We have never done a cash-out refi and tend to pay cash for closing costs. I find it funny the impression by very conservative friends that we are a little “refi happy.” I am sorry, but I had 25 years left on my mortgage. Why on earth would I want to pay an extra 1% for 25 more years??? (What they don’t know is that we plan to pay off our mortgage in about 12 more years, anyway. So, starting the loan over is really the least of my concerns – just doesn’t mean anything to us since we have absolutely no intention to keep our mortgage the whole 30 years).
just refinanced a rental property with ING for just over 4%. that is unheard of. i am looking to get all my rentals refinanced shortly. because of equity, i was able to roll in closing as well. rates are really low, and the fed is not increasing them anytime soon. lock them in while you can!
Thanks a lot for the info – Alaska49
“Wells Fargo offers a no fee (ZERO) refi….I did it last year with them ”
on wells fargo web site this offer comes up as
“Streamlined Online Refinance”
Once you do the “streamline”, how does it show up on your credit report?

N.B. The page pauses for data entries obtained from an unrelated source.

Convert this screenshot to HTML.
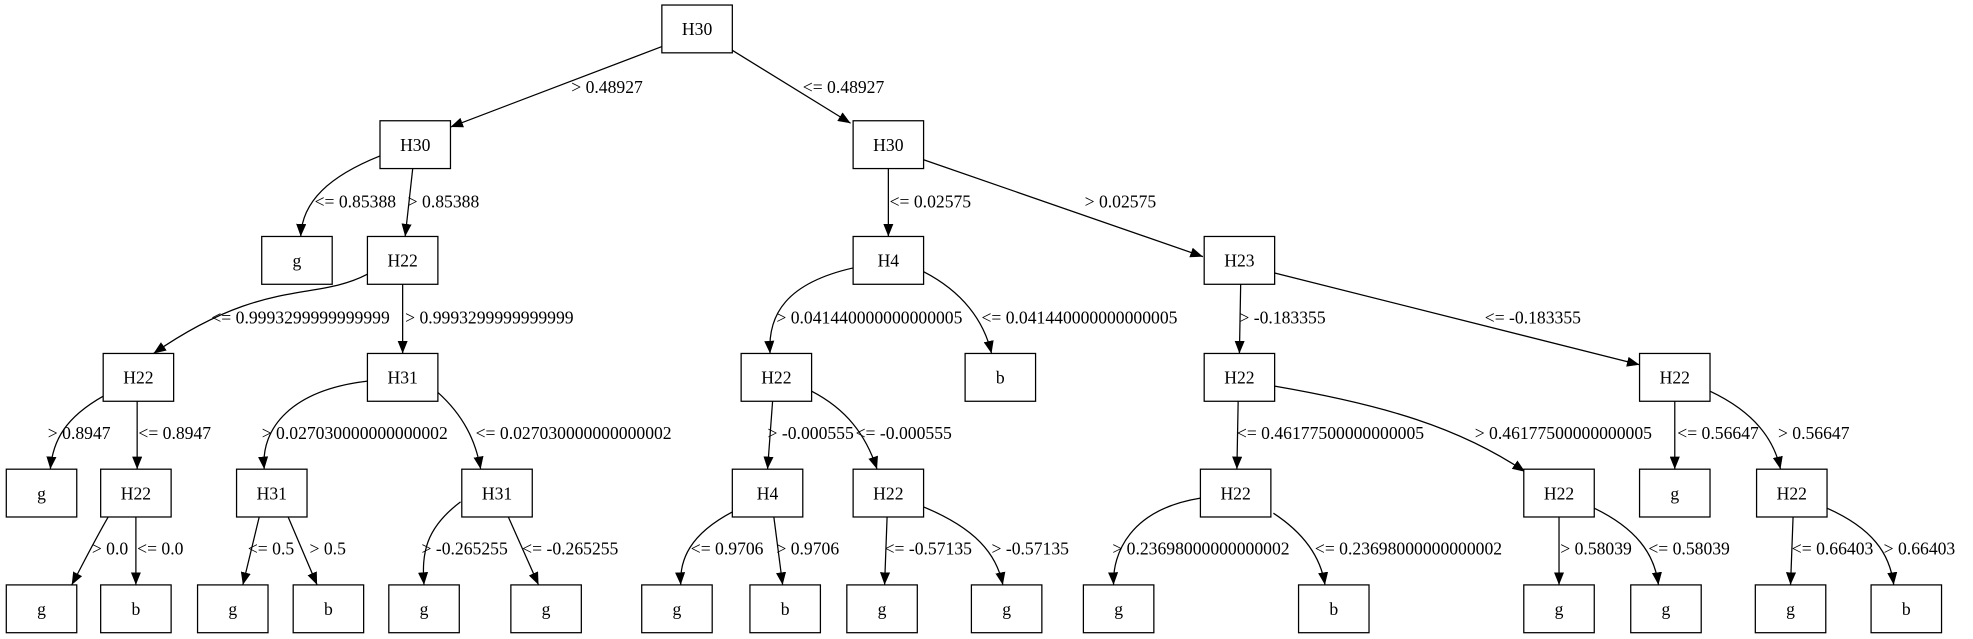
<!DOCTYPE html>
<html><head><meta charset="utf-8"><style>
html,body{margin:0;padding:0;background:#fff;}
svg{display:block;}
text{font-family:"Liberation Serif",serif;font-size:14px;fill:#000;}
</style></head><body>
<svg width="1973" height="639" viewBox="0 0 1568 508" preserveAspectRatio="none" xmlns="http://www.w3.org/2000/svg">
<defs><marker id="a" markerWidth="10" markerHeight="8" refX="10" refY="4" orient="auto" markerUnits="userSpaceOnUse"><path d="M0,0 L10,4 L0,8 z" fill="#000"/></marker></defs>
<g fill="none" stroke="#000" stroke-width="1" marker-end="url(#a)">
<path d="M526,37 L358,101"/>
<path d="M582,40 L676,98"/>
<path d="M302,124 C262,140 240,160 239,188"/>
<path d="M328,134 L322,188"/>
<path d="M706,134 L706,188"/>
<path d="M734,127 L956,204"/>
<path d="M292,218 C250,240 210,220 122,281"/>
<path d="M320,226 L320,281"/>
<path d="M678,213 C625,225 610,250 612,281"/>
<path d="M734,216 C765,232 782,255 788,281"/>
<path d="M986,226 L985,281"/>
<path d="M1013,217 L1303,290"/>
<path d="M82,315 C52,332 42,350 40,373"/>
<path d="M109,319 L109,373"/>
<path d="M292,303 C232,310 207,340 210,373"/>
<path d="M348,312 C368,330 378,350 382,373"/>
<path d="M614,319 L610,373"/>
<path d="M645,311 C672,325 688,345 697,373"/>
<path d="M984,319 L983,373"/>
<path d="M1013,307 C1100,322 1160,340 1212,375"/>
<path d="M1331,319 L1331,373"/>
<path d="M1359,311 C1395,328 1410,350 1415,373"/>
<path d="M86,411 C75,430 65,450 57,465"/>
<path d="M108,411 L108,465"/>
<path d="M206,411 L193,465"/>
<path d="M229,411 L252,465"/>
<path d="M366,399 C338,420 335,440 337,465"/>
<path d="M404,411 L428,465"/>
<path d="M582,407 C548,425 540,445 541,465"/>
<path d="M615,411 L622,465"/>
<path d="M705,411 L703,465"/>
<path d="M734,403 C775,420 792,440 797,465"/>
<path d="M954,396 C898,405 884,440 885,465"/>
<path d="M1012,408 C1038,425 1050,445 1053,465"/>
<path d="M1239,411 L1239,465"/>
<path d="M1267,404 C1300,420 1315,440 1318,465"/>
<path d="M1425,411 L1423,465"/>
<path d="M1452,404 C1488,420 1502,440 1505,465"/>
</g>
<g fill="#fff" stroke="#000" stroke-width="1">
<rect x="526" y="4" width="56" height="38"/>
<rect x="302" y="96" width="56" height="38"/><rect x="678" y="96" width="56" height="38"/>
<rect x="208" y="188" width="56" height="38"/><rect x="292" y="188" width="56" height="38"/><rect x="678" y="188" width="56" height="38"/><rect x="957" y="188" width="56" height="38"/>
<rect x="82" y="281" width="56" height="38"/><rect x="292" y="281" width="56" height="38"/><rect x="589" y="281" width="56" height="38"/><rect x="767" y="281" width="56" height="38"/><rect x="957" y="281" width="56" height="38"/><rect x="1303" y="281" width="56" height="38"/>
<rect x="5" y="373" width="56" height="38"/><rect x="80" y="373" width="56" height="38"/><rect x="188" y="373" width="56" height="38"/><rect x="367" y="373" width="56" height="38"/><rect x="582" y="373" width="56" height="38"/><rect x="678" y="373" width="56" height="38"/><rect x="954" y="373" width="56" height="38"/><rect x="1211" y="373" width="56" height="38"/><rect x="1303" y="373" width="56" height="38"/><rect x="1396" y="373" width="56" height="38"/>
<rect x="5" y="465" width="56" height="38"/><rect x="80" y="465" width="56" height="38"/><rect x="157" y="465" width="56" height="38"/><rect x="233" y="465" width="56" height="38"/><rect x="309" y="465" width="56" height="38"/><rect x="406" y="465" width="56" height="38"/><rect x="510" y="465" width="56" height="38"/><rect x="596" y="465" width="56" height="38"/><rect x="673" y="465" width="56" height="38"/><rect x="772" y="465" width="56" height="38"/><rect x="861" y="465" width="56" height="38"/><rect x="1032" y="465" width="56" height="38"/><rect x="1211" y="465" width="56" height="38"/><rect x="1296" y="465" width="56" height="38"/><rect x="1395" y="465" width="56" height="38"/><rect x="1487" y="465" width="56" height="38"/>
</g>
<g text-anchor="middle">
<text x="554" y="28">H30</text>
<text x="330" y="120">H30</text><text x="706" y="120">H30</text>
<text x="236" y="212">g</text><text x="320" y="212">H22</text><text x="706" y="212">H4</text><text x="985" y="212">H23</text>
<text x="110" y="305">H22</text><text x="320" y="305">H31</text><text x="617" y="305">H22</text><text x="795" y="305">b</text><text x="985" y="305">H22</text><text x="1331" y="305">H22</text>
<text x="33" y="397">g</text><text x="108" y="397">H22</text><text x="216" y="397">H31</text><text x="395" y="397">H31</text><text x="610" y="397">H4</text><text x="706" y="397">H22</text><text x="982" y="397">H22</text><text x="1239" y="397">H22</text><text x="1331" y="397">g</text><text x="1424" y="397">H22</text>
<text x="33" y="489">g</text><text x="108" y="489">b</text><text x="185" y="489">g</text><text x="261" y="489">b</text><text x="337" y="489">g</text><text x="434" y="489">g</text><text x="538" y="489">g</text><text x="624" y="489">b</text><text x="701" y="489">g</text><text x="800" y="489">g</text><text x="889" y="489">g</text><text x="1060" y="489">b</text><text x="1239" y="489">g</text><text x="1324" y="489">g</text><text x="1423" y="489">g</text><text x="1515" y="489">b</text>
</g>
<g>
<text x="454" y="74">&gt; 0.48927</text>
<text x="638" y="74">&lt;= 0.48927</text>
<text x="250" y="165">&lt;= 0.85388</text>
<text x="324" y="165">&gt; 0.85388</text>
<text x="707" y="165">&lt;= 0.02575</text>
<text x="862" y="165">&gt; 0.02575</text>
<text x="168" y="257">&lt;= 0.9993299999999999</text>
<text x="322" y="257">&gt; 0.9993299999999999</text>
<text x="617" y="257">&gt; 0.041440000000000005</text>
<text x="780" y="257">&lt;= 0.041440000000000005</text>
<text x="985" y="257">&gt; -0.183355</text>
<text x="1180" y="257">&lt;= -0.183355</text>
<text x="38" y="349">&gt; 0.8947</text>
<text x="110" y="349">&lt;= 0.8947</text>
<text x="208" y="349">&gt; 0.027030000000000002</text>
<text x="378" y="349">&lt;= 0.027030000000000002</text>
<text x="610" y="349">&gt; -0.000555</text>
<text x="680" y="349">&lt;= -0.000555</text>
<text x="983" y="349">&lt;= 0.46177500000000005</text>
<text x="1172" y="349">&gt; 0.46177500000000005</text>
<text x="1333" y="349">&lt;= 0.56647</text>
<text x="1413" y="349">&gt; 0.56647</text>
<text x="73" y="441">&gt; 0.0</text>
<text x="109" y="441">&lt;= 0.0</text>
<text x="197" y="441">&lt;= 0.5</text>
<text x="246" y="441">&gt; 0.5</text>
<text x="335" y="441">&gt; -0.265255</text>
<text x="415" y="441">&lt;= -0.265255</text>
<text x="549" y="441">&lt;= 0.9706</text>
<text x="617" y="441">&gt; 0.9706</text>
<text x="703" y="441">&lt;= -0.57135</text>
<text x="788" y="441">&gt; -0.57135</text>
<text x="884" y="441">&gt; 0.23698000000000002</text>
<text x="1045" y="441">&lt;= 0.23698000000000002</text>
<text x="1240" y="441">&gt; 0.58039</text>
<text x="1310" y="441">&lt;= 0.58039</text>
<text x="1424" y="441">&lt;= 0.66403</text>
<text x="1497" y="441">&gt; 0.66403</text>
</g>
</svg>
</body></html>
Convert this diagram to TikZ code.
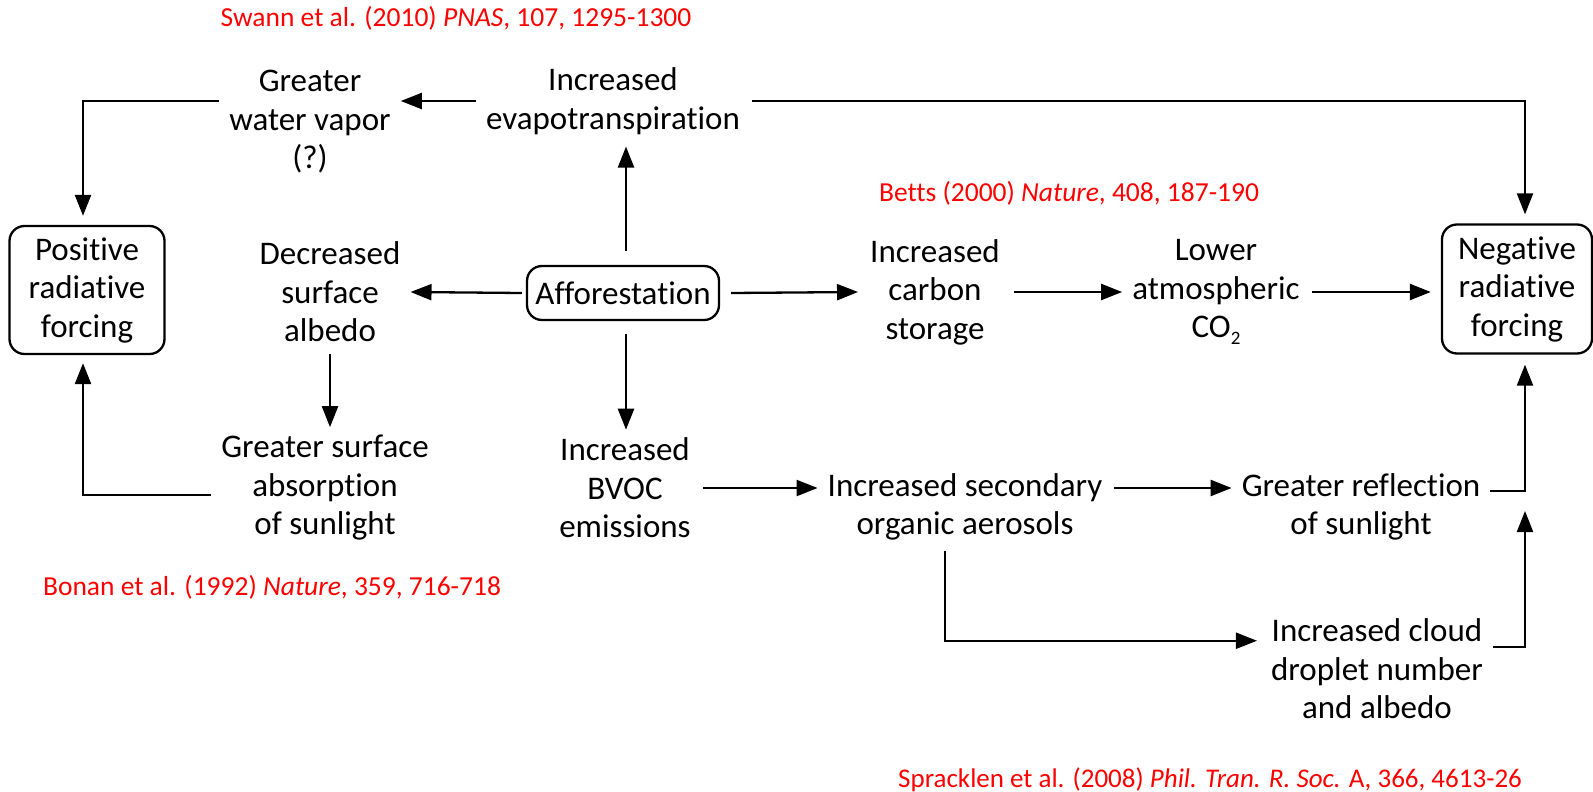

Thank you SO much for cross-posting this!!
I checked the Wells-Fargo streamlined quote, LendingTree and FirstIB. FirstIB came in at 4.125 and NO closing costs (as of today).
Even though I refinanced last year at 4.625, this is worth it!
Great post with detail examples.
I just refinanced last year for 4.25 with a local bank Amegy and paid hefty closing cost. If I can get 3.75 with no closing cost, I would certainly do it again. Let me check it out and see my luck.
Thanks for sharing the experience. I been planning to post my refinance experience in my blog and couldn’t get to it but would certainly refer your website to my readers.